Thursday, December 25, 2008

Frank Miller's Christmas Spirit

I want to see Frank Miller's The Spirit so badly. This tells you what I find interesting about films. Much of the time it's not the pleasure of watching but the curiosity of seeing how thought and process affect the final result. I want to test my conjecture that the film's problems stem from its virtual shooting approach.

This semester I discovered that it's difficult for students to create simple animated virtual shot sequences. For instance, let's imagine you start wide then cut closer then cut to something else. Shooting that sequence in the real world is pretty straightforward. But creating it in After Effects means building everything from scratch. It's a lot harder because you have to control the background size and movement, among other things. I think it's a lot easier to do this sort of thing when you have actual shooting experience first. Without this experience you're practically flying blind.

When Zack Snyder and Robert Rodriguez directed their Frank Miller stories, they were doing something very difficult, perhaps analogous to writing a good sonnet or song lyric.
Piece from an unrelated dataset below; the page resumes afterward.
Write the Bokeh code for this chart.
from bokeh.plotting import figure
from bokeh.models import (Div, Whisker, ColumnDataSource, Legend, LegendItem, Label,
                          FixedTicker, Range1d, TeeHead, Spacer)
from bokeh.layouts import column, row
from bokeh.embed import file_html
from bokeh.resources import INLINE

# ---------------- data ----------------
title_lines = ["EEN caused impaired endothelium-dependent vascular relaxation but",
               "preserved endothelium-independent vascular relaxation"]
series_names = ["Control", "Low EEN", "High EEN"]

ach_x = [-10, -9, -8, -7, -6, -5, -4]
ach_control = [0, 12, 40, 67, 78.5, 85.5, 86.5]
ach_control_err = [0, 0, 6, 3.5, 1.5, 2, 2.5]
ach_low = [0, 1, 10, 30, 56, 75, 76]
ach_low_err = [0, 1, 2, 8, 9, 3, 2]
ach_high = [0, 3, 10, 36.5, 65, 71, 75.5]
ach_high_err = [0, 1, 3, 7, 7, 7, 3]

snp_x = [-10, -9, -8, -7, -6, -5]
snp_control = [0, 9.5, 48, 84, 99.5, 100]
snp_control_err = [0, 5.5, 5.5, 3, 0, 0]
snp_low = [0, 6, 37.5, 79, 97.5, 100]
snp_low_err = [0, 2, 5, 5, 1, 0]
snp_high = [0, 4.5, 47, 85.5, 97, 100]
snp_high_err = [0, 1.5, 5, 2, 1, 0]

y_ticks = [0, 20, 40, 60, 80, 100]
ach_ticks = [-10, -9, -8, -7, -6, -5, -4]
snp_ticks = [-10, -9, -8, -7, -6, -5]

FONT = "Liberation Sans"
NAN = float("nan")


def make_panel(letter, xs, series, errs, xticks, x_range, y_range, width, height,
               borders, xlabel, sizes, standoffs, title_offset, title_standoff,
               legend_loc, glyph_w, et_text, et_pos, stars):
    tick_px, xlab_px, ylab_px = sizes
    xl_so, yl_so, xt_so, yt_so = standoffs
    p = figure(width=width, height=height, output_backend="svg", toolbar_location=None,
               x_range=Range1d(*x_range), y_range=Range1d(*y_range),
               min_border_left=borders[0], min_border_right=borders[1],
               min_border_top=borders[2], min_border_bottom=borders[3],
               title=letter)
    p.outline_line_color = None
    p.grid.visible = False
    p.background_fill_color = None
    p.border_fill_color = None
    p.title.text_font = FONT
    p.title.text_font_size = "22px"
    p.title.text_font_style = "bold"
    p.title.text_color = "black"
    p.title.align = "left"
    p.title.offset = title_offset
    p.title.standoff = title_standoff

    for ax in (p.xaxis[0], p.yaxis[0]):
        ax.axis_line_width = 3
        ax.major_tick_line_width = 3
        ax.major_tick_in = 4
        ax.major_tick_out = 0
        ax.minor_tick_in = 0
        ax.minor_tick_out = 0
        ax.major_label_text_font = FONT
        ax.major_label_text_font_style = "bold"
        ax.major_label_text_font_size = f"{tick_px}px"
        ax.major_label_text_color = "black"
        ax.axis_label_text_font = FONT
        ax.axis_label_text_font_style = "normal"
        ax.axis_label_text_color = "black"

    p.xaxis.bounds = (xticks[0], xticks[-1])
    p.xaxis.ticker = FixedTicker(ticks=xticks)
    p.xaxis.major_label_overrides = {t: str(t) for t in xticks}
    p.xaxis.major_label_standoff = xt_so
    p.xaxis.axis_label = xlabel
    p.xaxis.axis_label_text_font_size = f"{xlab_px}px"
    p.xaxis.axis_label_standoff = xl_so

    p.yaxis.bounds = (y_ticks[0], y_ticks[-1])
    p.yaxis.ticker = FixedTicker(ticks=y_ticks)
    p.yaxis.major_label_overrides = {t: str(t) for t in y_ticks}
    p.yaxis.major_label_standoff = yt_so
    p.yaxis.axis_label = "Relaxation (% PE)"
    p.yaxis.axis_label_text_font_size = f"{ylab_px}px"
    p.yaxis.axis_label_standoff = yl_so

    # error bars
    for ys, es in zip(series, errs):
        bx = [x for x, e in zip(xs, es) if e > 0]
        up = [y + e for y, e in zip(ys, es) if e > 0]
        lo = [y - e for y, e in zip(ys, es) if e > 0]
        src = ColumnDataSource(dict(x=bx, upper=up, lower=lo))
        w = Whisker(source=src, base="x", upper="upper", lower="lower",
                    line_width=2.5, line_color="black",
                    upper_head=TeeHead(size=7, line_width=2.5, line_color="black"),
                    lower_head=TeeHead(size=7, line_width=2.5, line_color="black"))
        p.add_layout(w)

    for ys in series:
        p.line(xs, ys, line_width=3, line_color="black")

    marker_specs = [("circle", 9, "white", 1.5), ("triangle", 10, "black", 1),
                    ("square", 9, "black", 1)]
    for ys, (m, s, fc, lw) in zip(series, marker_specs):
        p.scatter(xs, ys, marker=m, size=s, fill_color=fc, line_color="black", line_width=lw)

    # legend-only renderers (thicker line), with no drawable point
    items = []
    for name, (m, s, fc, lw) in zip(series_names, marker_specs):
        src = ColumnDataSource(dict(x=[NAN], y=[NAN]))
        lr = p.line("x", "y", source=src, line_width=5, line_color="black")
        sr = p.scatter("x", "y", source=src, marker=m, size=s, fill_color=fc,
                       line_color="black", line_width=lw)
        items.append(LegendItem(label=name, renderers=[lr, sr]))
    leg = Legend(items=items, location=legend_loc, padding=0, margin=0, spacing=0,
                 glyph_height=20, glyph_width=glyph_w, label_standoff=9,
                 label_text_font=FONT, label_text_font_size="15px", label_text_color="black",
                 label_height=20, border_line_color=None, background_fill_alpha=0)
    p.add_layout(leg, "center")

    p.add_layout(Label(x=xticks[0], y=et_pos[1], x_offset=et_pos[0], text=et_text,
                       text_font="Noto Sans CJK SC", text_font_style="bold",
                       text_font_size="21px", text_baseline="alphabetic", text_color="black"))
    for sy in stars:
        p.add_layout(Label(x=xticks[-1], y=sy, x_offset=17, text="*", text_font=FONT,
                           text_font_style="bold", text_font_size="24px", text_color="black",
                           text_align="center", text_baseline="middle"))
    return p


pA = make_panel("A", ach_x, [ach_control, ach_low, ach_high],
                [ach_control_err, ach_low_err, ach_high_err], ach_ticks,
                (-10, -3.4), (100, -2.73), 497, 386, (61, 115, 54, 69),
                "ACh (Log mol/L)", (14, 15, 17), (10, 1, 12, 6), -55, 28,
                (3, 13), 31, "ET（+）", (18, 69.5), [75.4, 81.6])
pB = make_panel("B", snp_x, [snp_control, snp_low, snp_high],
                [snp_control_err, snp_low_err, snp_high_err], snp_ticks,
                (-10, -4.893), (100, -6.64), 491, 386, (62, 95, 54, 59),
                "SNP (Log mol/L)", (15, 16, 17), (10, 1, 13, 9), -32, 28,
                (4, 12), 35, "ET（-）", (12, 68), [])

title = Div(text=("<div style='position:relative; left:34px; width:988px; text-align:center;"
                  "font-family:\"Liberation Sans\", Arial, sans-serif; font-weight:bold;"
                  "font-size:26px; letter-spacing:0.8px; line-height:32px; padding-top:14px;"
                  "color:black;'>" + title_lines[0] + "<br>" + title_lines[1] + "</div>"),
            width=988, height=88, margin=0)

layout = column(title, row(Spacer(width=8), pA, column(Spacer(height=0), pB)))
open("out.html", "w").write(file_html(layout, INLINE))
In these cases, meaning is expressed within a highly circumscribed structure. The storyboard is not the reality, but the form of the film. It's like an actor hitting marks. Good performers make it seem natural. But I suspect that in The Spirit, Miller mistook the storyboards for the reality. Without a reservoir of shooting and editing experience, he made the freshman mistake of shooting his boards.

Storyboards only work when they are grounded in actual shooting experience and even then, they only inform the process of shooting. At their best, they prepare the director to more clearly see the moment of shooting. That's why I'm not too big on using storyboards in class at first. I've seen it over and over—students shoot what they had storyboarded but it always comes out wrong because they are trying to impose a template on reality that blinds them to what's there. Storyboards invoke past shooting experience. They do not create it.

The Spirit seems to be an interesting experiment in the development of virtual filmmaking. What often happens in these films is that the actors' performances become backgrounded, upstaged by the production design (e.g., Keanoshow). Or the work takes on a lifeless, puppeteered quality (e.g., Sky Captain). The Spirit, on the other hand, seems to bypass cinema altogether. It doesn't even seem to be animation, but (even more so than Dave McKean's work), storyboards in motion. I can't wait to see it.